Mensen met autisme kunnen ook juist onder gevoelig zijn voor prikkels. De mensen die hier last van hebben krijgen geen hongergevoel of vol gevoel. Dan blijf je dus dooreten of begin je niet met eten als dat nodig is. Dat kan zorgen voor over- of ondergewicht. Dit is volgens Jorien een nog minder bekend probleem dan dan de overgevoeligheid voor prikkels bij eten.
Daarnaast hebben mensen met autisme minder goed door wat zo’n eetbui zonder rem voor invloed kan hebben op de toekomst. “Ze zijn vooral bezig met leven in het ‘nu.’ De behoeften die ze op dit moment hebben willen ze nu bevredigen, zonder dat ze de consequenties op lange termijn zien,” vertelt Jorien. ” In theorie begrijpen ze dus wel dat ongezond eten invloed kan hebben op hun gezondheid in de toekomst, maar ze voelen daar minder bij en hebben er minder zicht op dan mensen zonder autisme.”

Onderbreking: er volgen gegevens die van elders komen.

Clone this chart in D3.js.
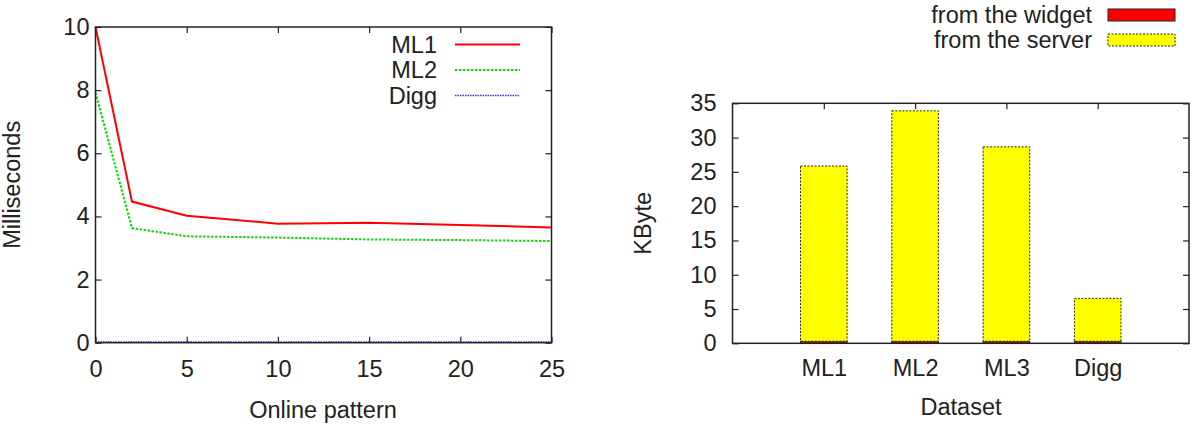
<!DOCTYPE html>
<html>
<head>
<meta charset="utf-8">
<script src="https://cdn.jsdelivr.net/npm/d3@7"></script>
<style>
  body { margin: 0; background: #fff; }
  svg { display: block; }
  svg text { font-family: "Liberation Sans", Arial, sans-serif; font-size: 23.5px; fill: #222; }
</style>
</head>
<body>
<div id="chart"></div>
<script>
// left chart: lookup time per online pattern
const patterns = [0, 2, 5, 10, 15, 20, 25];
const ml1 = [10, 4.47, 4.02, 3.77, 3.80, 3.73, 3.65];
const ml2 = [7.92, 3.63, 3.37, 3.33, 3.27, 3.25, 3.22];
const digg = [0.02, 0.02, 0.02, 0.02, 0.02, 0.02, 0.02];
const lineTicksX = [0, 5, 10, 15, 20, 25];
const lineTicksY = [0, 2, 4, 6, 8, 10];

// right chart: traffic per dataset
const datasets = ["ML1", "ML2", "ML3", "Digg"];
const fromWidget = [0.3, 0.3, 0.3, 0.3];
const fromServer = [25.55, 33.6, 28.35, 6.25];
const barTicksY = [0, 5, 10, 15, 20, 25, 30, 35];

const svg = d3.select("#chart").append("svg")
  .attr("width", 1201)
  .attr("height", 432);

const tickLen = 6;

// ---------- line chart ----------
const L = { left: 95.5, right: 551.5, top: 27, bottom: 342.7 };

const x = d3.scaleLinear().domain([0, 25]).range([L.left, L.right]);
const y = d3.scaleLinear().domain([0, 10]).range([L.bottom, L.top]);

const left = svg.append("g");

// inward ticks on all four sides, like gnuplot
left.append("g")
  .attr("transform", `translate(0,${L.bottom})`)
  .call(d3.axisBottom(x).tickValues(lineTicksX).tickSize(-tickLen).tickPadding(18))
  .call(g => g.select(".domain").remove());
left.append("g")
  .attr("transform", `translate(0,${L.top})`)
  .call(d3.axisTop(x).tickValues(lineTicksX).tickSize(-tickLen).tickFormat(""))
  .call(g => g.select(".domain").remove());
left.append("g")
  .attr("transform", `translate(${L.left},0)`)
  .call(d3.axisLeft(y).tickValues(lineTicksY).tickSize(-tickLen).tickPadding(6))
  .call(g => g.select(".domain").remove());
left.append("g")
  .attr("transform", `translate(${L.right},0)`)
  .call(d3.axisRight(y).tickValues(lineTicksY).tickSize(-tickLen).tickFormat(""))
  .call(g => g.select(".domain").remove());
left.selectAll(".tick line").attr("stroke", "#222").attr("stroke-width", 1.2);

const lineSeries = [
  { name: "ML1", values: ml1, color: "#ff0000", dash: null, width: 2 },
  { name: "ML2", values: ml2, color: "#00e000", dash: "2.5,1.5", width: 2 },
  { name: "Digg", values: digg, color: "#3030ff", dash: "1.5,1", width: 1.6 }
];

const line = d3.line()
  .x((d, i) => x(patterns[i]))
  .y(d => y(d));

left.selectAll(".series")
  .data(lineSeries)
  .join("path")
  .attr("class", "series")
  .attr("fill", "none")
  .attr("stroke", d => d.color)
  .attr("stroke-width", d => d.width)
  .attr("stroke-dasharray", d => d.dash)
  .attr("d", d => line(d.values));

left.append("rect")
  .attr("x", L.left).attr("y", L.top)
  .attr("width", L.right - L.left).attr("height", L.bottom - L.top)
  .attr("fill", "none").attr("stroke", "#222").attr("stroke-width", 1.5);

// legend
const lg = left.append("g");
lineSeries.forEach((s, i) => {
  const ly = 44.5 + i * 25.5;
  lg.append("text")
    .attr("x", 437).attr("y", ly).attr("dy", "0.36em")
    .attr("text-anchor", "end").text(s.name);
  lg.append("line")
    .attr("x1", 455).attr("x2", 520).attr("y1", ly).attr("y2", ly)
    .attr("stroke", s.color).attr("stroke-width", s.width)
    .attr("stroke-dasharray", s.dash);
});

left.append("text")
  .attr("x", 323).attr("y", 410).attr("dy", "0.36em")
  .attr("text-anchor", "middle").text("Online pattern");
left.append("text")
  .attr("transform", `translate(12,${(L.top + L.bottom) / 2}) rotate(-90)`)
  .attr("dy", "0.36em")
  .attr("text-anchor", "middle").text("Milliseconds");

// ---------- stacked bar chart ----------
const B = { left: 732.5, right: 1189, top: 103.3, bottom: 343.3 };

const xb = d3.scaleLinear().domain([-1, 4]).range([B.left, B.right]);
const yb = d3.scaleLinear().domain([0, 35]).range([B.bottom, B.top]);
const barW = 0.51;

const right = svg.append("g");

right.append("g")
  .attr("transform", `translate(${B.left},0)`)
  .call(d3.axisLeft(yb).tickValues(barTicksY).tickSize(-tickLen).tickPadding(16))
  .call(g => g.select(".domain").remove());
right.append("g")
  .attr("transform", `translate(${B.right},0)`)
  .call(d3.axisRight(yb).tickValues(barTicksY).tickSize(-tickLen).tickFormat(""))
  .call(g => g.select(".domain").remove());
right.append("g")
  .attr("transform", `translate(0,${B.top})`)
  .call(d3.axisTop(xb).tickValues(d3.range(datasets.length)).tickSize(-tickLen).tickFormat(""))
  .call(g => g.select(".domain").remove());
right.append("g")
  .attr("transform", `translate(0,${B.bottom})`)
  .call(d3.axisBottom(xb).tickValues(d3.range(datasets.length)).tickSize(0).tickPadding(16)
    .tickFormat(i => datasets[i]))
  .call(g => g.select(".domain").remove());
right.selectAll(".tick line").attr("stroke", "#222").attr("stroke-width", 1.2);

const rows = datasets.map((name, i) => ({ name, idx: i, widget: fromWidget[i], server: fromServer[i] }));
const stack = d3.stack().keys(["widget", "server"])(rows);
const barStyle = {
  widget: { fill: "#ff0000", dash: null },
  server: { fill: "#ffff00", dash: "2,1.5" }
};

right.selectAll(".layer")
  .data(stack)
  .join("g")
  .attr("class", "layer")
  .selectAll("rect")
  .data(d => d.map(v => Object.assign(v, { key: d.key })))
  .join("rect")
  .attr("x", d => xb(d.data.idx - barW / 2))
  .attr("width", d => xb(barW) - xb(0))
  .attr("y", d => yb(d[1]))
  .attr("height", d => yb(d[0]) - yb(d[1]))
  .attr("fill", d => barStyle[d.key].fill)
  .attr("stroke", "#222")
  .attr("stroke-width", 1)
  .attr("stroke-dasharray", d => barStyle[d.key].dash);

right.append("rect")
  .attr("x", B.left).attr("y", B.top)
  .attr("width", B.right - B.left).attr("height", B.bottom - B.top)
  .attr("fill", "none").attr("stroke", "#222").attr("stroke-width", 1.5);

// legend
const legendItems = [
  { label: "from the widget", key: "widget", y: 15 },
  { label: "from the server", key: "server", y: 40 }
];
legendItems.forEach(it => {
  right.append("text")
    .attr("x", 1092).attr("y", it.y).attr("dy", "0.36em")
    .attr("text-anchor", "end").text(it.label);
  right.append("rect")
    .attr("x", 1108).attr("y", it.y - 6).attr("width", 67).attr("height", 12)
    .attr("fill", barStyle[it.key].fill)
    .attr("stroke", "#222").attr("stroke-width", 1)
    .attr("stroke-dasharray", barStyle[it.key].dash);
});

right.append("text")
  .attr("x", 961).attr("y", 407).attr("dy", "0.36em")
  .attr("text-anchor", "middle").text("Dataset");
right.append("text")
  .attr("transform", `translate(643,${(B.top + B.bottom) / 2}) rotate(-90)`)
  .attr("dy", "0.36em")
  .attr("text-anchor", "middle").text("KByte");
</script>
</body>
</html>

“Soms zijn er periodes dat het slecht met me gaat en dan ga ik ook minder goed eten,” zegt Bianca. “Dan eet ik bijvoorbeeld als ontbijt, lunch en diner cornflakes. Maar dat is wel heel dramatisch en dan weet ik zelf ook dat dat niet goed is. Het is een soort neerwaartse spiraal waar ik in terecht kom. Door het slechte eten kan ik minder goed nadenken, waardoor ik slechte beslissingen maak. Dan blijf ik dus slecht eten.”
“Ik ken ook mensen die bijvoorbeeld worteltjes aten en zich daarna niet lekker voelden,” vertelt kookpedagoog Karen. “Vervolgens eten ze dat nooit meer, omdat ze er een slechte herinnering aan hebben. Ze kunnen de worteltjes en het misselijke gevoel niet los van elkaar zien.” Dat komt doordat mensen met autisme op een andere manier denken dan mensen zonder autisme. Ze gaan worteltjes en ziek zijn met elkaar associëren, wat kan leiden tot angst voor het eten van worteltjes (of elk willekeurig ander eten). Die andere manier van denken gaat dus verder dan de welbekende symptomen – zoals het vermijden van oogcontact of sociaal onhandig zijn – die je bijvoorbeeld in de film Rain Man of de Netflix-serie Atypical ziet.